The Making of an Illicit Entrepôt: Panama, the United States, and Borderland Vice on the Isthmus of Panama

Sunday, January 5, 2014: 8:50 AM
Columbia Hall 3 (Washington Hilton)
Matthew Scalena, Simon Fraser University
This paper sketches the muddied, intersecting worlds of legal and illegal state practices in the Republic of Panama in the years following the opening of the Panama Canal. I focus specifically on the thriving entertainment scenes in Panama’s terminal cities – that is, the multitude of traders engaged in gambling, booze, narcotics, and prostitution to meet the demands of canal workers, U.S. soldiers, sailors, and other visitors to the U.S.-occupied territory. This border-crossing leisure dynamic, in which Panama City and Colon became centers of “vice” to visit for those on the highly regulated Canal Zone, spurred North American officials to intervene in Panama in an attempt to reshape the client state’s criminal justice norms, law enforcement priorities, and policing practices.

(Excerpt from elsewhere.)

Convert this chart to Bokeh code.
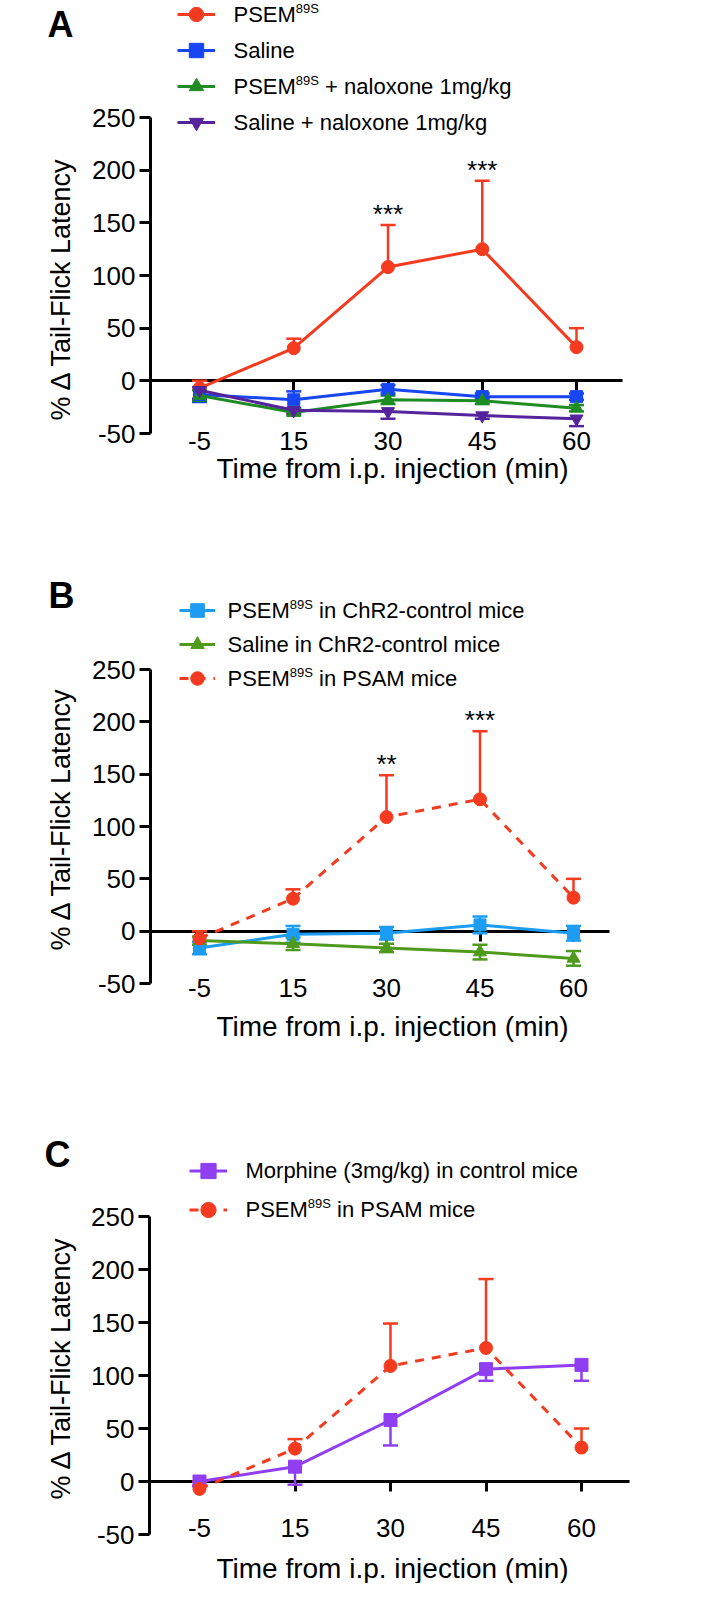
import math
from bokeh.plotting import figure
from bokeh.models import (Range1d, FixedTicker, LinearAxis, Whisker, TeeHead,
                          ColumnDataSource, Legend, LegendItem, Label)
from bokeh.layouts import column
from bokeh.embed import file_html
from bokeh.resources import INLINE
from bokeh.core.properties import value

FONT = "Liberation Sans"

# ---------------- data ----------------
times = ["-5", "15", "30", "45", "60"]
y_ticks = [-50, 0, 50, 100, 150, 200, 250]
y_tick_labels = ["-50", "0", "50", "100", "150", "200", "250"]

# Panel A
a_psem = [-7, 31, 108, 125, 32]
a_psem_up = [7, 9, 40, 65, 18]
a_saline = [-13, -18, -8, -15, -15]
a_saline_err = [7, 8, 4, 3, 3]
a_psem_nal = [-14, -30, -18, -19, -26]
a_psem_nal_err = [5, 3, 4, 3, 3]
a_saline_nal = [-9, -28, -29, -33, -36]
a_saline_nal_dn = [8, 3, 7, 3, 7]
a_stars = ["", "", "***", "***", ""]

# Panel B
b_psem_chr2 = [-16, -3, -2, 6, -2]
b_psem_chr2_err = [6, 8, 6, 8, 7]
b_saline_chr2 = [-9, -12, -16, -20, -26]
b_saline_chr2_err = [4, 6, 4, 7, 7]
b_psem_psam = [-7, 31, 109, 126, 32]
b_psem_psam_up = [7, 9, 40, 65, 18]
b_stars = ["", "", "**", "***", ""]

# Panel C
c_morphine = [0, 14, 58, 106, 110]
c_morphine_dn = [4, 17, 24, 11, 15]
c_psem_psam = [-7, 31, 109, 126, 32]
c_psem_psam_up = [7, 9, 40, 65, 18]
c_stars = ["", "", "", "", ""]

ZERO = [0, 0, 0, 0, 0]

Y_TITLE = "% Δ Tail-Flick Latency"
X_TITLE = "Time from i.p. injection (min)"

# Arial/Liberation Sans advance widths (em) for placing superscripts
AW = {'P': .667, 'S': .667, 'E': .667, 'M': .833, '8': .556, '9': .556, ' ': .278}

MARGIN = 8
FIG_W = 700


def tw(s, size):
    return sum(AW[c] for c in s) * size


def panel(letter, g, series, stars, star_vals, star_up, leg):
    ftop, fbot = g["fig"]
    T, B, L, R = g["T"], g["B"], g["L"], g["R"]
    X0, sp = 207, g["sp"]
    k = (B - T) / 300.0
    xs = list(range(len(times)))

    def xd(px):  # page px -> data x
        return (px - X0) / sp

    def yd(py):  # page py -> data y
        return -50 + (B - py) / k

    def scr(px, py):  # page -> screen coords of this figure's frame
        return px - MARGIN, fbot - py

    p = figure(width=FIG_W, height=fbot - ftop,
               x_range=Range1d(xd(MARGIN), xd(MARGIN + FIG_W)),
               y_range=Range1d(yd(fbot), yd(ftop)),
               x_axis_location=None, y_axis_location=None,
               output_backend="svg", toolbar_location=None,
               min_border=0, min_border_left=0, min_border_right=0,
               min_border_top=0, min_border_bottom=0)
    p.xgrid.visible = False
    p.ygrid.visible = False
    p.outline_line_color = None

    # y axis, bounded to -50..250
    ya = LinearAxis(fixed_location=xd(L), bounds=(-50, 250),
                    ticker=FixedTicker(ticks=y_ticks),
                    major_label_overrides={t: s for t, s in zip(y_ticks, y_tick_labels)},
                    minor_tick_line_color=None, major_tick_out=11, major_tick_in=0,
                    axis_line_width=3, major_tick_line_width=3,
                    major_label_text_font=FONT, major_label_text_font_size="26px",
                    major_label_text_color="black", major_label_standoff=4)
    p.add_layout(ya, "left")

    # zero line with downward ticks
    za = LinearAxis(fixed_location=0, bounds=(xd(L), xd(R)),
                    ticker=FixedTicker(ticks=xs),
                    axis_line_width=3, major_tick_line_width=3,
                    major_tick_out=10, major_tick_in=0,
                    minor_tick_line_color=None,
                    major_label_text_font_size="0px",
                    major_label_text_color=None, level="underlay")
    p.add_layout(za, "below")

    # x tick labels below the plot
    xa = LinearAxis(fixed_location=-50, ticker=FixedTicker(ticks=xs),
                    major_label_overrides={i: t for i, t in zip(xs, times)},
                    axis_line_color=None, major_tick_line_color=None,
                    minor_tick_line_color=None, major_tick_out=0, major_tick_in=0,
                    major_label_text_font=FONT, major_label_text_font_size="26px",
                    major_label_text_color="black",
                    major_label_standoff=int(g["xlab_y"] - B - 11))
    p.add_layout(xa, "below")

    items = []
    for s in series:
        vals, up, dn, color, marker, size, dash = s["data"]
        upper = [v + e for v, e in zip(vals, up)]
        lower = [v - e for v, e in zip(vals, dn)]
        src = ColumnDataSource(dict(x=xs, y=vals, upper=upper, lower=lower))
        has_up = any(e > 0 for e in up)
        has_dn = any(e > 0 for e in dn)
        w = Whisker(base="x", upper="upper", lower="lower", source=src,
                    line_color=color, line_width=2.5,
                    upper_head=TeeHead(size=15, line_color=color, line_width=2.5) if has_up else None,
                    lower_head=TeeHead(size=15, line_color=color, line_width=2.5) if has_dn else None)
        p.add_layout(w)
        ln = p.line("x", "y", source=src, line_color=color, line_width=3, line_dash=dash)
        sc = p.scatter("x", "y", source=src, marker=marker, size=size,
                       fill_color=color, line_color=color)
        items.append(LegendItem(label="", renderers=[ln, sc]))

    # significance stars above the error caps
    sy = [v + e for v, e in zip(star_vals, star_up)]
    ssrc = ColumnDataSource(dict(x=xs, y=sy, t=stars))
    p.text("x", "y", text="t", source=ssrc, text_font=value(FONT),
           text_font_size="26px", text_align="center", text_baseline="alphabetic",
           text_color="black", y_offset=-11)

    # axis titles
    tx, ty = scr(68, g["ytitle_y"])
    p.add_layout(Label(x=tx, y=ty, x_units="screen", y_units="screen", text=Y_TITLE,
                       angle=math.pi / 2, text_font=FONT, text_font_size="27px",
                       text_align="center", text_baseline="middle", text_color="black"))
    tx, ty = scr(400, g["xtitle_y"])
    p.add_layout(Label(x=tx, y=ty, x_units="screen", y_units="screen", text=X_TITLE,
                       text_font=FONT, text_font_size="28px",
                       text_align="center", text_baseline="middle", text_color="black"))

    # legend (glyph samples) + texts
    n = len(series)
    lh = leg["lh"]
    legend_bottom = leg["cy"] - lh / 2 + n * lh
    lg = Legend(items=items, location=scr(leg["gx"], legend_bottom),
                orientation="vertical", glyph_width=leg["gw"], glyph_height=lh,
                label_height=lh, label_width=0, label_standoff=0, spacing=0,
                padding=0, margin=0, border_line_color=None,
                background_fill_alpha=0, label_text_font_size="1px")
    p.add_layout(lg)
    for i, s in enumerate(series):
        main, sup, tail = s["label"]
        x0, y0 = scr(leg["tx"], leg["cy"] + i * lh)
        p.add_layout(Label(x=x0, y=y0, x_units="screen", y_units="screen",
                           text=main, text_font=FONT, text_font_size="22px",
                           text_baseline="middle", text_color="black"))
        if sup:
            wm = tw(main, 22)
            p.add_layout(Label(x=x0 + wm, y=y0 + 6, x_units="screen", y_units="screen",
                               text=sup, text_font=FONT, text_font_size="13px",
                               text_baseline="middle", text_color="black"))
            if tail:
                p.add_layout(Label(x=x0 + wm + tw(sup, 13) + tw(" ", 22), y=y0,
                                   x_units="screen", y_units="screen",
                                   text=tail, text_font=FONT, text_font_size="22px",
                                   text_baseline="middle", text_color="black"))

    # panel letter
    lx, ly = scr(*g["letter"])
    p.add_layout(Label(x=lx, y=ly, x_units="screen", y_units="screen",
                       text=letter, text_font=FONT, text_font_size="36px",
                       text_font_style="bold", text_baseline="alphabetic",
                       text_color="black"))
    return p


RED = "#F43A1F"
A_BLUE = "#1746F2"
A_GREEN = "#1E8C22"
A_PURPLE = "#55249C"
B_BLUE = "#1C9CF2"
B_GREEN = "#4E9A1C"
C_PURPLE = "#8F3EF2"

series_a = [
    dict(data=(a_psem, a_psem_up, ZERO, RED, "circle", 13, "solid"), label=("PSEM", "89S", "")),
    dict(data=(a_saline, a_saline_err, a_saline_err, A_BLUE, "square", 12, "solid"), label=("Saline", "", "")),
    dict(data=(a_psem_nal, a_psem_nal_err, a_psem_nal_err, A_GREEN, "triangle", 13, "solid"),
         label=("PSEM", "89S", "+ naloxone 1mg/kg")),
    dict(data=(a_saline_nal, ZERO, a_saline_nal_dn, A_PURPLE, "inverted_triangle", 13, "solid"),
         label=("Saline + naloxone 1mg/kg", "", "")),
]
series_b = [
    dict(data=(b_psem_chr2, b_psem_chr2_err, b_psem_chr2_err, B_BLUE, "square", 12, "solid"),
         label=("PSEM", "89S", "in ChR2-control mice")),
    dict(data=(b_saline_chr2, b_saline_chr2_err, b_saline_chr2_err, B_GREEN, "triangle", 13, "solid"),
         label=("Saline in ChR2-control mice", "", "")),
    dict(data=(b_psem_psam, b_psem_psam_up, ZERO, RED, "circle", 13, "9 8"),
         label=("PSEM", "89S", "in PSAM mice")),
]
series_c = [
    dict(data=(c_morphine, ZERO, c_morphine_dn, C_PURPLE, "square", 13, "solid"),
         label=("Morphine (3mg/kg) in control mice", "", "")),
    dict(data=(c_psem_psam, c_psem_psam_up, ZERO, RED, "circle", 13, "9 8"),
         label=("PSEM", "89S", "in PSAM mice")),
]

geo_a = dict(fig=(8, 528), T=125, B=441, L=158, R=630, sp=94.25,
             xlab_y=450, xtitle_y=476, ytitle_y=296, letter=(55, 32))
geo_b = dict(fig=(528, 1064), T=677, B=991, L=158, R=617, sp=93.5,
             xlab_y=997, xtitle_y=1034, ytitle_y=826, letter=(56, 603))
geo_c = dict(fig=(1064, 1591), T=1224, B=1542, L=157, R=637, sp=95.5,
             xlab_y=1537, xtitle_y=1576, ytitle_y=1375, letter=(52, 1162))

pa = panel("A", geo_a, series_a, a_stars, a_psem, a_psem_up,
           dict(gx=185, gw=38, tx=241, cy=22, lh=36))
pb = panel("B", geo_b, series_b, b_stars, b_psem_psam, b_psem_psam_up,
           dict(gx=187, gw=36, tx=235, cy=618, lh=34))
pc = panel("C", geo_c, series_c, c_stars, c_psem_psam, c_psem_psam_up,
           dict(gx=197, gw=38, tx=253, cy=1178, lh=39))

layout = column(pa, pb, pc, spacing=0)
open("out.html", "w").write(file_html(layout, INLINE))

Panamanian power holders worked with these powerful intrusions but often not in ways U.S. officials hoped. Indeed, this paper argues that Panama’s limited economic benefit from the Canal and its traffic combined with these foreign legal impositions drove state engagement with newly criminalized activities underground. Controlling the burgeoning illicit infrastructure of state became a crucial component of institutionalized politics and power in Panama, setting the important political, economic, and cultural foundation for Panama’s infamous rise as a late-twentieth-century illicit global entrepôt.